Truckline joins Lights on the Hill Convoy

Another sponsor comes on board for this year’s Lights On The Hill Memorial Convoy, held on September 29 and 30

Truckline joins Lights on the Hill Convoy
More than 500 trucks are expected to take part in the Lights on the Hill Memorial convoy on September 29. Photo Shutter Stock Photography Brisbane


Aftermarket truck and trailer parts provider Truckline has announced that it will come on board as a sponsor and join the handful of organisations that support the Lights on the Hill Memorial Convoy.

The 15th Lights on the Hill Memorial Convoy weekend will be held on September 29 and 30, with over 500 trucks set to converge on the south-east Queensland town of Gatton for a weekend of remembrance and mateship.

The convoy will travel from both Withcott and Wacol on the Saturday for a day of festivities at Gatton Showground, followed by a memorial service at the Lights on the Hill Truck and Coach Drivers Memorial.

In 2017, 65 names were added to the memorial wall, with another 35 to be added at this year’s service. According to Lights on the Hill President, Simon Hawker, the wall and the service are immensely important to those in the industry.

"The wall is a place where people can go and think good memories, bad memories, whatever. Something like that has to be there for families to sit and reflect," Hawker says.

"The Service brings all of that together. It can mean closure for a lot of families. That their loved ones are on that wall with their mates, that’s a big thing."

Lights on the Hill Memorial Convoy info

Truckline general manager Mick Henderson says industry support is a priority for Truckline and the Lights on the Hill Memorial Convoy weekend is just one of varied ways they provide this.

"The Lights on the Hill Memorial Convoy Weekend provides an important opportunity to honour those who have been lost to the road, and pay our respects to the friends and family left behind," he says, adding that the convoy itself is a chance to thank the men and women who continue to put their lives at risk on Australia’s highways.

"Just recently it was revealed that truck drivers are 13 times more likely to die at work than other Australians and many others suffer work-related injuries" he said, referring to recent study results released by Monash University Melbourne.

"We need to continue to raise public awareness of the dangers facing drivers. Road transport enables so many aspects of life in Australia and a 500-strong convoy certainly turns heads."

Another 35 names will be added to the Lights on the Hill Memorial Wall on Sunday, September 30. Photo Shutter Stock Photography Brisbane

The convoy is certainly a more joyous part of the annual event, with the industry’s strong sense of mateship and pride on display.

"The convoy itself is all about drivers getting together, having a good yarn and showing a bit of pride in their vehicles and the industry," adds Hawker, an owner-driver himself.

"The guys and girls spend a lot of hours cleaning and polishing their trucks.

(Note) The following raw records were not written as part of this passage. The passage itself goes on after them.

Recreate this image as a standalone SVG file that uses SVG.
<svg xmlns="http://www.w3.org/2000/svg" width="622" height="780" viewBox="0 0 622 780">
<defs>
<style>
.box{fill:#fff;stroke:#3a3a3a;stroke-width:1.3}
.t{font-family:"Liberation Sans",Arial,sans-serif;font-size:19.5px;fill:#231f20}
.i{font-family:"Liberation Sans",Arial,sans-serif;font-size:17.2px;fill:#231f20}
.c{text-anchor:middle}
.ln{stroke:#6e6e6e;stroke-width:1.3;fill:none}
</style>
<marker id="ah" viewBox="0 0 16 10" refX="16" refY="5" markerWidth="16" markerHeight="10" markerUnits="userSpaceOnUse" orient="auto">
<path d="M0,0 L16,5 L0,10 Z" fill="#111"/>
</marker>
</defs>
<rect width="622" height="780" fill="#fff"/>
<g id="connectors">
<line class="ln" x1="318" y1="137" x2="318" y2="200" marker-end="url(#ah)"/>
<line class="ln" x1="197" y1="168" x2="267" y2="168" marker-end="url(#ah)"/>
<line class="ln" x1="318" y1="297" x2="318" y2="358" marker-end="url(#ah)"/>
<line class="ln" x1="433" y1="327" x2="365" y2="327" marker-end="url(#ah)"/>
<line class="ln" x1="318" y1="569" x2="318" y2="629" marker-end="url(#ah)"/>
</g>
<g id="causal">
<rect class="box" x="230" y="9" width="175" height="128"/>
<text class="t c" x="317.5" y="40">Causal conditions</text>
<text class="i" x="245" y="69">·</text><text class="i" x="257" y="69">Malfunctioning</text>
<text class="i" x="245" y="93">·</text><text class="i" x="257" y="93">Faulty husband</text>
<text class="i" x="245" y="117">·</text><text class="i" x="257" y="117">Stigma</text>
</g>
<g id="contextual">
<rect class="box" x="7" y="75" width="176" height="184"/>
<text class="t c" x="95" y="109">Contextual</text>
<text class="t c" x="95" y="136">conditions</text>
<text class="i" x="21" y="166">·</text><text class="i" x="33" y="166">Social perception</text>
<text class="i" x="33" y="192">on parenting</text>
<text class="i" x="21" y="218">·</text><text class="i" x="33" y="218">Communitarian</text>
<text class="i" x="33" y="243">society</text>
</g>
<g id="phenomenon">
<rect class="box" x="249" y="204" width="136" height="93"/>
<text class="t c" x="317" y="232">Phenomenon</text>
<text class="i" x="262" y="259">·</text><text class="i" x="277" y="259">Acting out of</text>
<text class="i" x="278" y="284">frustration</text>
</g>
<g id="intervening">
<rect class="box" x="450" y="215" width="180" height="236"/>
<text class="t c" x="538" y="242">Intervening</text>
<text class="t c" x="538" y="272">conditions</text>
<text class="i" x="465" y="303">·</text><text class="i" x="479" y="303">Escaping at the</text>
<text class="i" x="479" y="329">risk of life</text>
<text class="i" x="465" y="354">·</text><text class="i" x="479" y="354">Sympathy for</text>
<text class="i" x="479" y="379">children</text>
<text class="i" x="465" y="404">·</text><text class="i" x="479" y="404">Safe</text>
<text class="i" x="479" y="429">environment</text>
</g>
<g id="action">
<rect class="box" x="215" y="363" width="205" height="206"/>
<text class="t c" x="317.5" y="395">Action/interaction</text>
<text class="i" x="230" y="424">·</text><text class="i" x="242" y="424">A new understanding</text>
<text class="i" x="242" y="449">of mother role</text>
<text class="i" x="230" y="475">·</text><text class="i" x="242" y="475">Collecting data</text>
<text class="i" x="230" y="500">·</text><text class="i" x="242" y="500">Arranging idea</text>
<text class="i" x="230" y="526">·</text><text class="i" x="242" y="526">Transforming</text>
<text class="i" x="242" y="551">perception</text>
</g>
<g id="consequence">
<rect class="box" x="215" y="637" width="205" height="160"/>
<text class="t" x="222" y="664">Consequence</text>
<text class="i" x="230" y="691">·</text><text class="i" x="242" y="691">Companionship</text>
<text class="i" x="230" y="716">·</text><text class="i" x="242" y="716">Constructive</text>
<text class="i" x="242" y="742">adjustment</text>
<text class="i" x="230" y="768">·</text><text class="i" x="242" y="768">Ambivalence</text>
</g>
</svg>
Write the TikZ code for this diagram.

Many of us, including ourselves, only get to polish our truck once a year and that’s convoy time.

"It’s an awesome feeling being part of a convoy with others who do this day in, day out. All the noise and attention – it’s a good way of showing to the general public what we do and we love when people come down and have a chat with us."

Simon explains that sponsorship allows the organisation to stage an event that brings the community and the industry together, with family-friendly activities and live music throughout. More importantly, the sponsorship dollar funds extensions to the wall which are sadly needed.

The memorial was extended in 2014, with more additions planned in the coming years. The organisation has also provided limited financial assistance to bereaved trucking families in the past and according to Hawker it’s something they’d like to pursue further.

"We’d love to set something up for families who suddenly lose loved ones on the road. Whether it’s vouchers for food or assistance with rent and bills.

"We know there’s a period of six to eight weeks before assistance from organisations like Centrelink and WorkCover cut in, and this is a really tough time.

In the meantime, they’re focused on the task of delivery a fitting tribute to drivers lost, and a celebration for those who continue to drive and support the industry.

The convoy will depart from both Roches Road Withcott and VCV Bivouac Place Wacol at 9.30am on Saturday, September 29 and travel to Gatton Showgrounds for the day’s festivities.

The naming of Lights on the Hill memorial originates from the famous Slim Dusty song ‘Lights on the Hill’. Before Slim Dusty passed away in 2003, he and his wife Joy agreed to let the organisation use the name ‘Lights on the Hill’ for the Gatton memorial as well as becoming patrons of the memorial.